> [CHALLENGE] Your task is to copy the listing exactly, with the pictures left out.

-- START DATASET SECTION --

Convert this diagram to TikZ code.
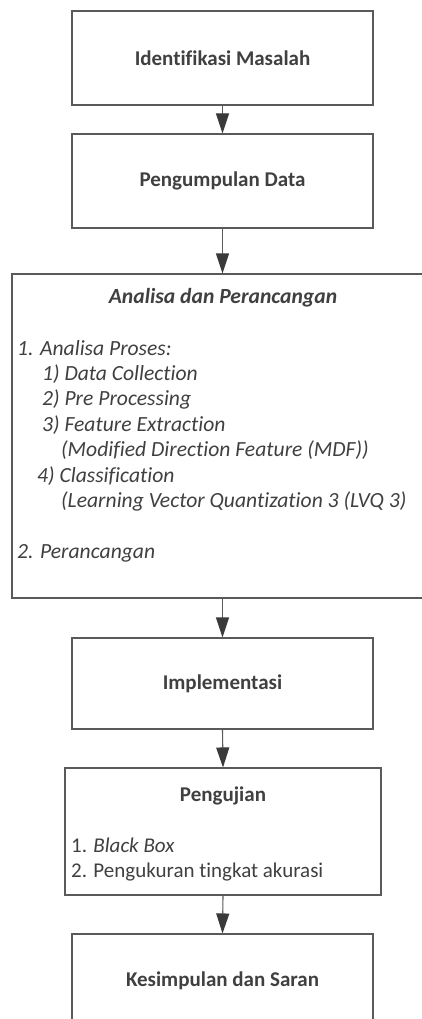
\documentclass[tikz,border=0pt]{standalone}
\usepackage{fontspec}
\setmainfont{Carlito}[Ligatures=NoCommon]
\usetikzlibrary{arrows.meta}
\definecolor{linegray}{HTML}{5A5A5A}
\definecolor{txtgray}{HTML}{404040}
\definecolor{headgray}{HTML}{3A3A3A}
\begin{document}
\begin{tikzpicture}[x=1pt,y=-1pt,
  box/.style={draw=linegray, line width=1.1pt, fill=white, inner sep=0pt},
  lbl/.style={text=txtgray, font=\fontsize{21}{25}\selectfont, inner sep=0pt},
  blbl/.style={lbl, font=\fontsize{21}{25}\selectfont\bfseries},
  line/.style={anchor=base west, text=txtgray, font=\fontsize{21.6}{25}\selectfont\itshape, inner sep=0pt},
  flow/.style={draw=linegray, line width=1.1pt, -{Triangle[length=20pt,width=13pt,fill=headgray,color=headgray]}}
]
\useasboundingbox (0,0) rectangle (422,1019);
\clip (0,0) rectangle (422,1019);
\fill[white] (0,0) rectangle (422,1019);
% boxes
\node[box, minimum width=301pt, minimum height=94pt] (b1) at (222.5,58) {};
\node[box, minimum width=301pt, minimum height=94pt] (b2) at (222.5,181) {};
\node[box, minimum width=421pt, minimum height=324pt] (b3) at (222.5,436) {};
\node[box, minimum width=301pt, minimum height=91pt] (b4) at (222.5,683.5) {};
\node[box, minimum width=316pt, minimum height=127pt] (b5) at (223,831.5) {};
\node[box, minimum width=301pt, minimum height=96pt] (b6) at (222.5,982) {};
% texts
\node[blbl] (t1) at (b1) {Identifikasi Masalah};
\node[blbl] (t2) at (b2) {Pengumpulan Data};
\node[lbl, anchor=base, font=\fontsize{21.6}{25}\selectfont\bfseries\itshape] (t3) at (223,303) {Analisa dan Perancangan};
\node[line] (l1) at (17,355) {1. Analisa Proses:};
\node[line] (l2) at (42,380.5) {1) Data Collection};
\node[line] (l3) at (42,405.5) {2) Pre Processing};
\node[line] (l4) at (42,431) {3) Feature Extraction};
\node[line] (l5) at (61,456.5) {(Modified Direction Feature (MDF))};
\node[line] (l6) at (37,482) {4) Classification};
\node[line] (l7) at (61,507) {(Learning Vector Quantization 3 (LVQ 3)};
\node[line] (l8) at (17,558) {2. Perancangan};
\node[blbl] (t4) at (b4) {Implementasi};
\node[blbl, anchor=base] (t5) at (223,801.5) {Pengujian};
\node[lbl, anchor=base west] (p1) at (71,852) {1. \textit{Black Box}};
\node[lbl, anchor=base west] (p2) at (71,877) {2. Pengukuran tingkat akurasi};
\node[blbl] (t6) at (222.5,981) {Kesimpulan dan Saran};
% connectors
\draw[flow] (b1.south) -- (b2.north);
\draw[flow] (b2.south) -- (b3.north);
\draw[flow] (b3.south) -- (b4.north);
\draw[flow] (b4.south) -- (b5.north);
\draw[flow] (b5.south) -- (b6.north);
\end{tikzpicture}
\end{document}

-- END DATASET SECTION --

> [SOLUTION]
Convert this diagram to TikZ code.
\documentclass[tikz,border=0pt]{standalone}
\usepackage{fontspec}
\setmainfont{Carlito}[Ligatures=NoCommon]
\usetikzlibrary{arrows.meta}
\definecolor{linegray}{HTML}{5A5A5A}
\definecolor{txtgray}{HTML}{404040}
\definecolor{headgray}{HTML}{3A3A3A}
\begin{document}
\begin{tikzpicture}[x=1pt,y=-1pt,
  box/.style={draw=linegray, line width=1.1pt, fill=white, inner sep=0pt},
  lbl/.style={text=txtgray, font=\fontsize{21}{25}\selectfont, inner sep=0pt},
  blbl/.style={lbl, font=\fontsize{21}{25}\selectfont\bfseries},
  line/.style={anchor=base west, text=txtgray, font=\fontsize{21.6}{25}\selectfont\itshape, inner sep=0pt},
  flow/.style={draw=linegray, line width=1.1pt, -{Triangle[length=20pt,width=13pt,fill=headgray,color=headgray]}}
]
\useasboundingbox (0,0) rectangle (422,1019);
\clip (0,0) rectangle (422,1019);
\fill[white] (0,0) rectangle (422,1019);
% boxes
\node[box, minimum width=301pt, minimum height=94pt] (b1) at (222.5,58) {};
\node[box, minimum width=301pt, minimum height=94pt] (b2) at (222.5,181) {};
\node[box, minimum width=421pt, minimum height=324pt] (b3) at (222.5,436) {};
\node[box, minimum width=301pt, minimum height=91pt] (b4) at (222.5,683.5) {};
\node[box, minimum width=316pt, minimum height=127pt] (b5) at (223,831.5) {};
\node[box, minimum width=301pt, minimum height=96pt] (b6) at (222.5,982) {};
% texts
\node[blbl] (t1) at (b1) {Identifikasi Masalah};
\node[blbl] (t2) at (b2) {Pengumpulan Data};
\node[lbl, anchor=base, font=\fontsize{21.6}{25}\selectfont\bfseries\itshape] (t3) at (223,303) {Analisa dan Perancangan};
\node[line] (l1) at (17,355) {1. Analisa Proses:};
\node[line] (l2) at (42,380.5) {1) Data Collection};
\node[line] (l3) at (42,405.5) {2) Pre Processing};
\node[line] (l4) at (42,431) {3) Feature Extraction};
\node[line] (l5) at (61,456.5) {(Modified Direction Feature (MDF))};
\node[line] (l6) at (37,482) {4) Classification};
\node[line] (l7) at (61,507) {(Learning Vector Quantization 3 (LVQ 3)};
\node[line] (l8) at (17,558) {2. Perancangan};
\node[blbl] (t4) at (b4) {Implementasi};
\node[blbl, anchor=base] (t5) at (223,801.5) {Pengujian};
\node[lbl, anchor=base west] (p1) at (71,852) {1. \textit{Black Box}};
\node[lbl, anchor=base west] (p2) at (71,877) {2. Pengukuran tingkat akurasi};
\node[blbl] (t6) at (222.5,981) {Kesimpulan dan Saran};
% connectors
\draw[flow] (b1.south) -- (b2.north);
\draw[flow] (b2.south) -- (b3.north);
\draw[flow] (b3.south) -- (b4.north);
\draw[flow] (b4.south) -- (b5.north);
\draw[flow] (b5.south) -- (b6.north);
\end{tikzpicture}
\end{document}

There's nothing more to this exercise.